Monocyte dynamics in breast cancer
Item statusRestricted Access
Embargo end date25/11/2020
Robinson, Amy Clare
Work in mouse models has highlighted a role for classical monocytes in promoting cancer. Furthermore, recent human studies show that blood monocytes in a variety of cancers exhibit transcriptional shifts from steadystate. However, it remains unclear exactly how cancer affects monocyte homeostasis and function. To study monocyte regulation in cancer, blood was analysed over the course of tumour progression in mice that develop spontaneous mammary cancers (MMTV-PyMT). Monocyte production, release and turnover were investigated by colony forming unit assays and BrdU tracing. RNA extracted from blood and bone marrow (BM) monocytes was sequenced. Next, gene expression was compared with monocytes in human breast cancer patients. Finally, Accessibility of Transposase Assay (ATAC) sequencing was used to investigate chromatin conformation of monocytes in human breast cancer. In mice, blood monocyte numbers were significantly increased in late cancer compared with controls.

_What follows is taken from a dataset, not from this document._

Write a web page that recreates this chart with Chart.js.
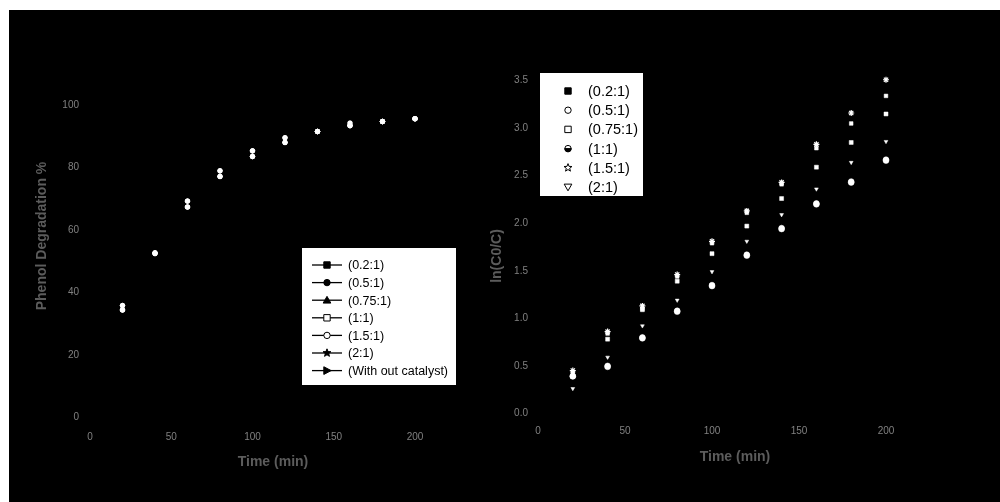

This increase was equivalent in both classical and non-classical monocytic populations. The proliferation of classical monocytes in the BM was increased in cancer, whereas monocyte release and half-life in the circulation were unaltered. Classical monocytes in mice with late stage cancer featured down-regulation of genes involved in interferon response, cytokine stimulus, and antigen-cross-presentation. These changes were conserved across cells in the BM and blood and across two mice strains. There were no orthologous genes or functional pathways with humans whom had early stage cancer. In patients with early breast cancer, there was an upregulation of NFKB pathway signalling in circulating monocytes. Findings by ATACseq were inconclusive but established the use of this technique in this context. This study suggests that the cancer manipulates the transcriptional landscape of monocytes. The effects in mice may be secondary to haematopoietic stress. This contrasts with humans, where it seems that conditioning of circulating monocytes results in a pro-tumoural phenotype. Due to the lack of orthologous changes in mice, further work needs to be undertaken in humans. To this end, the use of ATAC sequencing of human circulating monocytes has been optimised. These findings lay the foundation from which to understand the transcriptional regulation of monocytes in breast cancer.